Tom Kerssens

Personal information
- Date of birth: 2 April 2004 (age 22)
- Place of birth: Alkmaar
- Position: Midfielder

Team information
- Current team: AFC '34

Youth career
- 0000-2021: AZ Alkmaar

Senior career*
- Years: Team / Apps / (Gls)
- 2021-2024: Jong AZ / 23 / (1)
- 2025: FC Twente / 0 / (0)
- 2025-: AFC '34

= Tom Kerssens =

Dutch football player

Tom Kerssens (born 2 April 2004) is a Dutch footballer who plays for AFC '34 as a midfielder.

==Career==
From North Holland, Kerssens signed his first professional contract with AZ Alkmaar in June 2021. He spoke of his pride at this as he is local to Alkmaar and has been a fan of the club since he was 5 years old. He was part of the as the AZ under-18 side that won a league and cup double in the 2021–22 season. He played in the 2022-23 UEFA Youth League final against Hajduk Split as AZ ran out 5–0 winners.
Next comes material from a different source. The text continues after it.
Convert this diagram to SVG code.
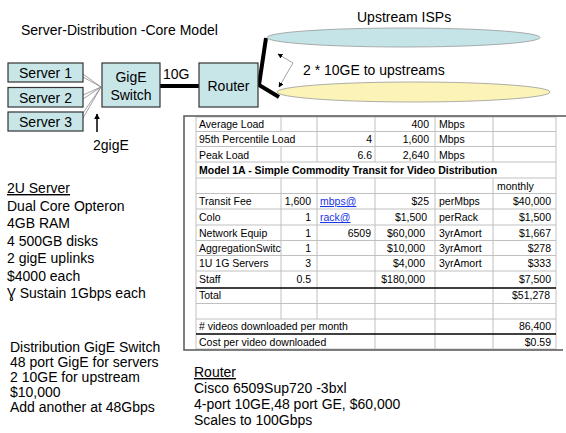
<svg xmlns="http://www.w3.org/2000/svg" width="566" height="433" viewBox="0 0 566 433">
<style>
text{font-family:"Liberation Sans",Arial,sans-serif;fill:#000}
.t14{font-size:14px}
.tb{font-size:10.5px}
.bold{font-weight:bold}
.r{text-anchor:end}
.m{text-anchor:middle}
.box{fill:#c8e6e8;stroke:#333;stroke-width:1.2}
.grid{stroke:#c0c0c0;stroke-width:1;fill:none}
.thick{stroke:#000;stroke-width:1.5}
.link{fill:#1a33e6;text-decoration:underline}
.wire{stroke:#8a8a8a;stroke-width:0.8;fill:none}
</style>
<defs>
<marker id="ah" viewBox="0 0 10 10" refX="9" refY="5" markerWidth="6" markerHeight="6" orient="auto-start-reverse" markerUnits="userSpaceOnUse">
<path d="M0,0 L10,5 L0,10 z" fill="#000"/>
</marker>
<marker id="ahs" viewBox="0 0 10 10" refX="9" refY="5" markerWidth="5" markerHeight="5" orient="auto-start-reverse" markerUnits="userSpaceOnUse">
<path d="M0,0 L10,5 L0,10 z" fill="#000"/>
</marker>
</defs>
<rect width="566" height="433" fill="#fff"/>

<text class="t14" x="21" y="35">Server-Distribution -Core Model</text>

<g id="connectors">
<path class="wire" d="M83,74 L101,87 M83,77 L101,87 M83,95 L101,87 M83,99 L101,87 M83,113 L101,87 M83,118 L101,87"/>
<line x1="160" y1="86" x2="199" y2="86" stroke="#000" stroke-width="4"/>
<polyline points="266,38 259,85 279,97" fill="none" stroke="#000" stroke-width="4" stroke-linejoin="miter"/>
<line x1="97" y1="132" x2="97" y2="114" stroke="#000" stroke-width="1.5" marker-end="url(#ah)"/>
<polyline points="278,54 293,63 279,87" fill="none" stroke="#8a8a8a" stroke-width="0.8" marker-start="url(#ahs)" marker-end="url(#ahs)"/>
</g>
<text class="t14" x="163" y="79">10G</text>
<text class="t14" x="93" y="150">2gigE</text>
<text class="t14" x="303" y="75">2 * 10GE to  upstreams</text>

<g id="server1"><rect class="box" x="8" y="63" width="75" height="19"/><text class="t14 m" x="45.5" y="78">Server 1</text></g>
<g id="server2"><rect class="box" x="8" y="87.5" width="75" height="19.5"/><text class="t14 m" x="45.5" y="102.5">Server 2</text></g>
<g id="server3"><rect class="box" x="8" y="112" width="75" height="19"/><text class="t14 m" x="45.5" y="127">Server 3</text></g>
<g id="switch"><rect class="box" x="102" y="63" width="58" height="44"/><text class="t14 m" x="131" y="82">GigE</text><text class="t14 m" x="131" y="100">Switch</text></g>
<g id="router"><rect class="box" x="199" y="63" width="59" height="44"/><text class="t14 m" x="228.5" y="91">Router</text></g>
<g id="upstream-isp1"><ellipse cx="403.5" cy="37.5" rx="136.5" ry="9.5" fill="#c4e4e8" stroke="#999" stroke-width="0.8"/><text class="t14" x="357" y="22">Upstream ISPs</text></g>
<g id="upstream-isp2"><ellipse cx="413.5" cy="92" rx="136.5" ry="10" fill="#fbf4b6" stroke="#999" stroke-width="0.8"/></g>

<g id="server-spec" class="t14">
<text x="7" y="193" text-decoration="underline">2U Server</text>
<text x="7" y="211">Dual Core  Opteron</text>
<text x="7" y="228">4GB RAM</text>
<text x="7" y="246">4 500GB disks</text>
<text x="7" y="263">2 gigE  uplinks</text>
<text x="7" y="281">$4000 each</text>
<text x="7" y="298">Ɣ Sustain 1Gbps each</text>
</g>

<g id="switch-spec" class="t14">
<text x="10" y="352">Distribution  GigE Switch</text>
<text x="10" y="367">48 port  GigE for servers</text>
<text x="10" y="382">2 10GE for upstream</text>
<text x="10" y="397">$10,000</text>
<text x="10" y="412">Add another at 48Gbps</text>
</g>

<g id="router-spec" class="t14">
<text x="194" y="377" text-decoration="underline">Router</text>
<text x="194" y="393">Cisco 6509Sup720 -3bxl</text>
<text x="194" y="409">4-port 10GE,48 port GE, $60,000</text>
<text x="194" y="425">Scales to 100Gbps</text>
</g>

<g id="table">
<path class="grid" d="M196,117H556 M196,131.5H556 M196,146.5H556 M196,162H556 M196,178H556 M196,193.5H556 M196,209H556 M196,225H556 M196,240.5H556 M196,255.5H556 M196,271H556 M196,303.5H556 M196,319H556 M196,349H556
M196,117V349 M556,117V349
M281,117V131.5 M281,146.5V162 M281,178V319
M317,117V162 M317,178V319
M375,117V162 M375,178V349
M435,117V162 M435,178V349
M493,117V162 M493,178V349"/>
<line class="thick" x1="196" y1="288" x2="556" y2="288"/>
<line class="thick" x1="196" y1="334" x2="556" y2="334"/>
<path d="M566,116H184V350H563" fill="none" stroke="#555" stroke-width="1.5"/>
<g class="tb">
<text x="199" y="128">Average Load</text><text class="r" x="429" y="128">400</text><text x="439" y="128">Mbps</text>
<text x="199" y="143">95th Percentile Load</text><text class="r" x="372" y="143">4</text><text class="r" x="429" y="143">1,600</text><text x="439" y="143">Mbps</text>
<text x="199" y="158.5">Peak Load</text><text class="r" x="372" y="158.5">6.6</text><text class="r" x="429" y="158.5">2,640</text><text x="439" y="158.5">Mbps</text>
<text class="bold" x="199" y="174">Model 1A - Simple Commodity Transit for Video Distribution</text>
<text x="497" y="189.5">monthly</text>
<text x="199" y="205">Transit Fee</text><text class="r" x="311" y="205">1,600</text><text class="link" x="320" y="205">mbps@</text><text class="r" x="429" y="205">$25</text><text x="439" y="205">perMbps</text><text class="r" x="551" y="205">$40,000</text>
<text x="199" y="221">Colo</text><text class="r" x="311" y="221">1</text><text class="link" x="320" y="221">rack@</text><text class="r" x="427" y="221">$1,500</text><text x="439" y="221">perRack</text><text class="r" x="551" y="221">$1,500</text>
<text x="199" y="236.5">Network Equip</text><text class="r" x="311" y="236.5">1</text><text class="r" x="371" y="236.5">6509</text><text class="r" x="425" y="236.5">$60,000</text><text x="439" y="236.5">3yrAmort</text><text class="r" x="551" y="236.5">$1,667</text>
<text x="199" y="251.5">AggregationSwitc</text><text class="r" x="311" y="251.5">1</text><text class="r" x="425" y="251.5">$10,000</text><text x="439" y="251.5">3yrAmort</text><text class="r" x="551" y="251.5">$278</text>
<text x="199" y="267">1U 1G Servers</text><text class="r" x="311" y="267">3</text><text class="r" x="425" y="267">$4,000</text><text x="439" y="267">3yrAmort</text><text class="r" x="551" y="267">$333</text>
<text x="199" y="283">Staff</text><text class="r" x="311" y="283">0.5</text><text class="r" x="425" y="283">$180,000</text><text class="r" x="551" y="283">$7,500</text>
<text x="199" y="299">Total</text><text class="r" x="550" y="299">$51,278</text>
<text x="199" y="330"># videos downloaded per month</text><text class="r" x="551" y="330">86,400</text>
<text x="199" y="345.5">Cost per video downloaded</text><text class="r" x="551" y="345.5">$0.59</text>
</g>
</g>
</svg>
Kerssens made his Eerste Divisie debut on the 18 March 2022, away at Jong FC Utrecht. In February 2024, he had to play as an emergency goalkeeper for Jong AZ in the Eerste Divisie after regular goalkeeper Kiyani Zeggen suffered a hand injury and the team had no remaining substitutes. He kept a clean sheet as the team secured a 1–0 victory over Roda JC. Earlier in the match, Kerssens had also scored the only goal of the game. He opted to leave the club at the end of the 2023–2024 season despite having the offer of an extra year, because he felt his route to the first team was limited.

Kerssens had a trial at Vitesse Arnhem, and scored the winning goal in the 2-1 friendly against Greek side PAOK, but the club were not sure of their finances and he was not able to agree a contract. He also had a trial with FC Utrecht, prior to signing with FC Twente in January 2025. He played for the combined reserves of Twente and Heracles without making a first team appearance.

In the summer of 2025 he returned to his hometown to play for AFC '34. Although initially sidelined by a knee injury, he made his debut for the club in October 2025.